SHORT TASK: Search the data for the word "this" and copy every line that contains it.

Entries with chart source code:
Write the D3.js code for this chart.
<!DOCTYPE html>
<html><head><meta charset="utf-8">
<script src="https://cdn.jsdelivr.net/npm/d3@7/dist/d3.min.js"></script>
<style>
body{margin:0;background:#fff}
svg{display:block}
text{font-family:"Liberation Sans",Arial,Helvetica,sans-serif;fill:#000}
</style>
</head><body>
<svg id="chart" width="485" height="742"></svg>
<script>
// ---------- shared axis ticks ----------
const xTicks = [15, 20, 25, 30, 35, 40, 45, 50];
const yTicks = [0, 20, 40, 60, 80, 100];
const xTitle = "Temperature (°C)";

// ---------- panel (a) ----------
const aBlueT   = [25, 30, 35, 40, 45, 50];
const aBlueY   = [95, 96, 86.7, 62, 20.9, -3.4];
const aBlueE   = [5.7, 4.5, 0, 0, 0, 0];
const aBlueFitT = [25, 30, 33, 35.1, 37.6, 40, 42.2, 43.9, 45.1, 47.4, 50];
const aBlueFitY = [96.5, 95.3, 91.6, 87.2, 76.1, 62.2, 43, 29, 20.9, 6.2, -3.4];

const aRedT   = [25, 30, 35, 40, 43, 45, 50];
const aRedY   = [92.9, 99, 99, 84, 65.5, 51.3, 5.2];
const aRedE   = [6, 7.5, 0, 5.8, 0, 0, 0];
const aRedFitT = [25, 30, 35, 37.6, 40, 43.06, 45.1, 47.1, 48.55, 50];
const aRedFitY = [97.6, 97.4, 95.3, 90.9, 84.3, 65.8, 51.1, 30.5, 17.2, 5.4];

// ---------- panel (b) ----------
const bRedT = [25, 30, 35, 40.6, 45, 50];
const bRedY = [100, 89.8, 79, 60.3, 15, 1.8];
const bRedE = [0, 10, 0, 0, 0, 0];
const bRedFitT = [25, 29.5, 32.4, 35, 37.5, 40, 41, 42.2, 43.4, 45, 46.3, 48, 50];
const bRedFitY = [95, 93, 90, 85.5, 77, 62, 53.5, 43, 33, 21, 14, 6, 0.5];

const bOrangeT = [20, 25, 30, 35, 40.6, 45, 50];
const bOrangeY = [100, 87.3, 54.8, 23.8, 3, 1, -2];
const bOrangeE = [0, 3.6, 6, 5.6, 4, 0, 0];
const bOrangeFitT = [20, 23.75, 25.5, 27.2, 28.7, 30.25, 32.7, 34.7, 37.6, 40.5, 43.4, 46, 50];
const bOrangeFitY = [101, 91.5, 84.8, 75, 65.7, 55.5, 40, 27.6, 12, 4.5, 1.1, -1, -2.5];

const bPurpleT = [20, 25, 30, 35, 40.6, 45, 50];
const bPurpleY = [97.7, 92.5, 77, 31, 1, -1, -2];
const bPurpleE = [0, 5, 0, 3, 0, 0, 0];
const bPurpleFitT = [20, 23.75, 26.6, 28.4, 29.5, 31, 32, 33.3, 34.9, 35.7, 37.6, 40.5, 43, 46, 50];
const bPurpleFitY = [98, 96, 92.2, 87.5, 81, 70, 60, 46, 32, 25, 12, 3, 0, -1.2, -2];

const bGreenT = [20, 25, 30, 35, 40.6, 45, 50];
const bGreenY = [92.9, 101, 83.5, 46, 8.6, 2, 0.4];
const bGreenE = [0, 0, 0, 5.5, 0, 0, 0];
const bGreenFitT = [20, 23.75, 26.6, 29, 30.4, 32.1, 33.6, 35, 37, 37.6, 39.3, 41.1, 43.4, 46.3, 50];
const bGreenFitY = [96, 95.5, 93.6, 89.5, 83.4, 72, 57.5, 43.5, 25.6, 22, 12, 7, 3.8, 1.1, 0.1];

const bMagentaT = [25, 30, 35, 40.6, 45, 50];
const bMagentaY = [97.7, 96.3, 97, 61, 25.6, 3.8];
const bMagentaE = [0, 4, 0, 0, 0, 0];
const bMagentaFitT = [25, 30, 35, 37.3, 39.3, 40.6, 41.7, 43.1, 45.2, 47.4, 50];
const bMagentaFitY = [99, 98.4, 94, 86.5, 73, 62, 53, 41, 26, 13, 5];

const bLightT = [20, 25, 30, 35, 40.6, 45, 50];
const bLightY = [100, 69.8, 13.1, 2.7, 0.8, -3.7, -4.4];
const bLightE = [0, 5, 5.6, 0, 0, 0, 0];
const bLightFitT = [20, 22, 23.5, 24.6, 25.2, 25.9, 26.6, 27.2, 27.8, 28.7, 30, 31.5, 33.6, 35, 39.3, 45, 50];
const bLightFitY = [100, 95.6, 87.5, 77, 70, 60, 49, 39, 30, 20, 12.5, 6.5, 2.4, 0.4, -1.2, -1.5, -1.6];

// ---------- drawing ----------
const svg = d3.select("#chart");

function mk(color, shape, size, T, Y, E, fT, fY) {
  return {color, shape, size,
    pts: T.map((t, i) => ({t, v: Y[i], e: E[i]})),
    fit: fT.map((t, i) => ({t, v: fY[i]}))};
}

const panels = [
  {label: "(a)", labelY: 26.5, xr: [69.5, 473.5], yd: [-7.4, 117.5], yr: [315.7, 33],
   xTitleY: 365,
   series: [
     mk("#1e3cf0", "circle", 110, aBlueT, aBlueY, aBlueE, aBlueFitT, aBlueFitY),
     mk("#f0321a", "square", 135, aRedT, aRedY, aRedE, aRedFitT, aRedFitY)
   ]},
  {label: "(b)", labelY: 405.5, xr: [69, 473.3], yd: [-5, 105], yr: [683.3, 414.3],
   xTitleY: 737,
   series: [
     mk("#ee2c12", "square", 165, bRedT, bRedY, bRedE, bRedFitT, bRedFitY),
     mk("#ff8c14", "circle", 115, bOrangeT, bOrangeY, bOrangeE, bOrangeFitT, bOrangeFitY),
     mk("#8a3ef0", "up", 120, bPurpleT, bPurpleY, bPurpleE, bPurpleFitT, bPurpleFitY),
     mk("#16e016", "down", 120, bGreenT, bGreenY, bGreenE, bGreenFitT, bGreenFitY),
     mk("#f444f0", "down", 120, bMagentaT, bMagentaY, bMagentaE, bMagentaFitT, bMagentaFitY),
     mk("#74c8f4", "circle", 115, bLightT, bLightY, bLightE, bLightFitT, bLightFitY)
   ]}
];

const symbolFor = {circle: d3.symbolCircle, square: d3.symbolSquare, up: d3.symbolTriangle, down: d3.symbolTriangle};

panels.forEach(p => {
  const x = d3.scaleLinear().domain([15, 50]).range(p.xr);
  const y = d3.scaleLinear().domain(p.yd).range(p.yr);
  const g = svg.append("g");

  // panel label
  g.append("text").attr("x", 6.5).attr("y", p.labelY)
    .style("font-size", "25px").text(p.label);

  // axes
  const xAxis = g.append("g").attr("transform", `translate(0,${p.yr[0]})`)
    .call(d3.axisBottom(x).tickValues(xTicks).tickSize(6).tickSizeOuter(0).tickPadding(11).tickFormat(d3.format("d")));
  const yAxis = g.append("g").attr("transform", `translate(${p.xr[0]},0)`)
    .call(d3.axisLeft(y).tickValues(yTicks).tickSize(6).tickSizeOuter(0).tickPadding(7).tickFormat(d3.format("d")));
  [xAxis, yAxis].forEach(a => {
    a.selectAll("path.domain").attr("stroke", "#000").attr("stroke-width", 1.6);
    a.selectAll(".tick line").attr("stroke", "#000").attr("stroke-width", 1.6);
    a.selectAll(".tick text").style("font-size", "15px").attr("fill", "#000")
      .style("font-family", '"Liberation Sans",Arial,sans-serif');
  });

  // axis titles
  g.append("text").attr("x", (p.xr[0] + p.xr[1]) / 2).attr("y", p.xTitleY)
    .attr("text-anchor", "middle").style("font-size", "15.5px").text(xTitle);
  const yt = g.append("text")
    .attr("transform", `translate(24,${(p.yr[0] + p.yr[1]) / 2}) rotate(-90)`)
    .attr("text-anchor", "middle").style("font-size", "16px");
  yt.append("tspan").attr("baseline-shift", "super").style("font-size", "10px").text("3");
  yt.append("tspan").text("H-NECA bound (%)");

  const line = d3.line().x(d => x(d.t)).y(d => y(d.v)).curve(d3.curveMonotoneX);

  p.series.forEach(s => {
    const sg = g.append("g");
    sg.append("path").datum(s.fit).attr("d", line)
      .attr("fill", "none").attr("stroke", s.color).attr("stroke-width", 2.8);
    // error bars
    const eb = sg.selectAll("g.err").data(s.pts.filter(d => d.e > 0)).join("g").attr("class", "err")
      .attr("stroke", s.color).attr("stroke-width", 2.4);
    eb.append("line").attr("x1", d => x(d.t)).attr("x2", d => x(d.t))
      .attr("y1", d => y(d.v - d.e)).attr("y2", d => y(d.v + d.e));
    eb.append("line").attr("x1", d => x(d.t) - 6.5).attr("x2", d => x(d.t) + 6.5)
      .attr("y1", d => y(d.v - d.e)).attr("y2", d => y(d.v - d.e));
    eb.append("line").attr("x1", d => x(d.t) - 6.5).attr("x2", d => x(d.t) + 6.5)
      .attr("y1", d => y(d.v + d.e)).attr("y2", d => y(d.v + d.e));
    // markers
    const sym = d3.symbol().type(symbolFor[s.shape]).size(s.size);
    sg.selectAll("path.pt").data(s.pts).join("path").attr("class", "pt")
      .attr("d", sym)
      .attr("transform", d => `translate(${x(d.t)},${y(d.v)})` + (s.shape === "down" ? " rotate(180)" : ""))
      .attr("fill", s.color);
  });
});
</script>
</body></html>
--
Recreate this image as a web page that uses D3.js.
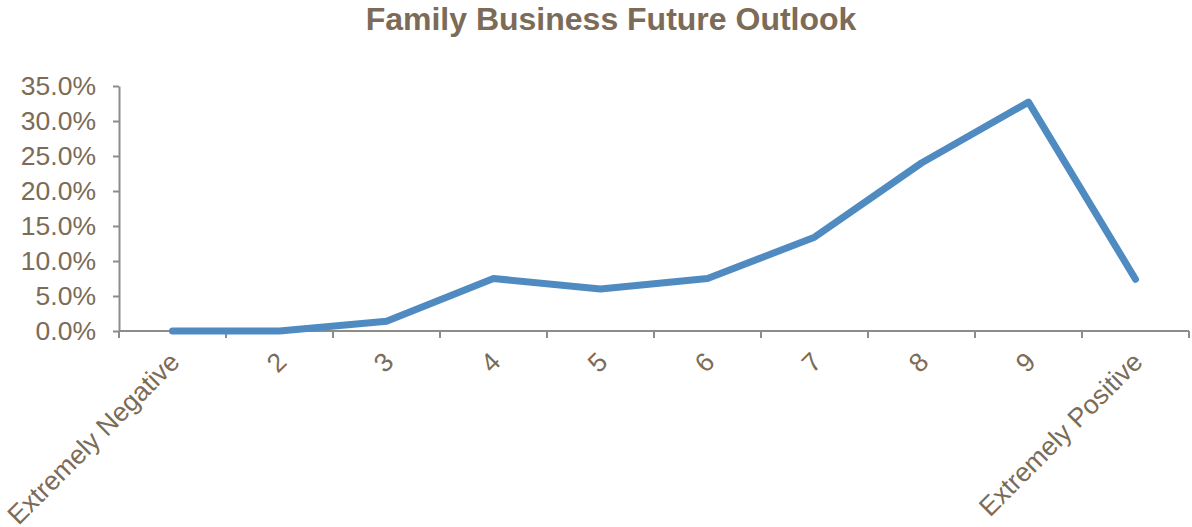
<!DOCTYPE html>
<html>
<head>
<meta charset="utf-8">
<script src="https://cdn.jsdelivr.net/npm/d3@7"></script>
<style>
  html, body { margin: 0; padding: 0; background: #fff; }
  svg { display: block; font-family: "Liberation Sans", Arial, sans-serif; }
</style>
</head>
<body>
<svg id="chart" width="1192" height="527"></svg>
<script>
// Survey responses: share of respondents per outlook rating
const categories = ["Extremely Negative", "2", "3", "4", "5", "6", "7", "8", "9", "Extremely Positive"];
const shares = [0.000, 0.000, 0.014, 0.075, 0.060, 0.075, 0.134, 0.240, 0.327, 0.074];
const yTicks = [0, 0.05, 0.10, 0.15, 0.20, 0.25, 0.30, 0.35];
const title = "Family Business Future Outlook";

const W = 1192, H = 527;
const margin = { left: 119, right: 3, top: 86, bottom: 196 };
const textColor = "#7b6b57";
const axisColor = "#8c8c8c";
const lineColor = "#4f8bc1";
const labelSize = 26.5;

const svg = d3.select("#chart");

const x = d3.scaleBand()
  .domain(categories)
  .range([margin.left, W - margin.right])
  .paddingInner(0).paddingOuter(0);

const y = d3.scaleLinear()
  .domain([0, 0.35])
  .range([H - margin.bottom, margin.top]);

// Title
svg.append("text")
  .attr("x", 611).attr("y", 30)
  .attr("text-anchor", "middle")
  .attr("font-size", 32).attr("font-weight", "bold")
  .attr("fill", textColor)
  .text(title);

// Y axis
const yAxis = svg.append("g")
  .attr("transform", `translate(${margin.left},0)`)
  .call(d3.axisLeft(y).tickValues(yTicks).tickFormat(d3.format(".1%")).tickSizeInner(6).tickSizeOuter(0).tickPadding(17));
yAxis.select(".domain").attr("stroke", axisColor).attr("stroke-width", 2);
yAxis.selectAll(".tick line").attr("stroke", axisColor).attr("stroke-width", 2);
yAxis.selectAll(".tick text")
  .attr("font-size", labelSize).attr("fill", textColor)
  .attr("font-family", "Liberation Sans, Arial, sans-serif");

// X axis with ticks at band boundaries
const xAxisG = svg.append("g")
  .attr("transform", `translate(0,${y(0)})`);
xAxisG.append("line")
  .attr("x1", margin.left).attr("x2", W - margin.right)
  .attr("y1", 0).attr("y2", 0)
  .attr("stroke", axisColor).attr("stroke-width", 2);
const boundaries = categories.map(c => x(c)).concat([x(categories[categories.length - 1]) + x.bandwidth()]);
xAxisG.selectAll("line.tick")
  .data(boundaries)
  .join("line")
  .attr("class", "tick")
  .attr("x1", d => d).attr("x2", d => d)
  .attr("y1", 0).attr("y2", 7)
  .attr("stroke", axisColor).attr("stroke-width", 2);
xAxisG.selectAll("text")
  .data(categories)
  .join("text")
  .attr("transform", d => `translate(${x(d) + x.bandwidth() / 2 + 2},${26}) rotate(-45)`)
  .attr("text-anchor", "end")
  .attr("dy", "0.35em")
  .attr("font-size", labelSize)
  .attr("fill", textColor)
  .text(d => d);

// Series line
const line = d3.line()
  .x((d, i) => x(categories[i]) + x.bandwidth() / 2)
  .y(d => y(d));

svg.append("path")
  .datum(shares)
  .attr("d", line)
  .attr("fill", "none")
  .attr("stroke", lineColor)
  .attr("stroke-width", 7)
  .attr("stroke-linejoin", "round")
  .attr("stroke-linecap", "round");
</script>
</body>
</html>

FULL OUTPUT:
Write the D3.js code for this chart.
Recreate this image as a web page that uses D3.js.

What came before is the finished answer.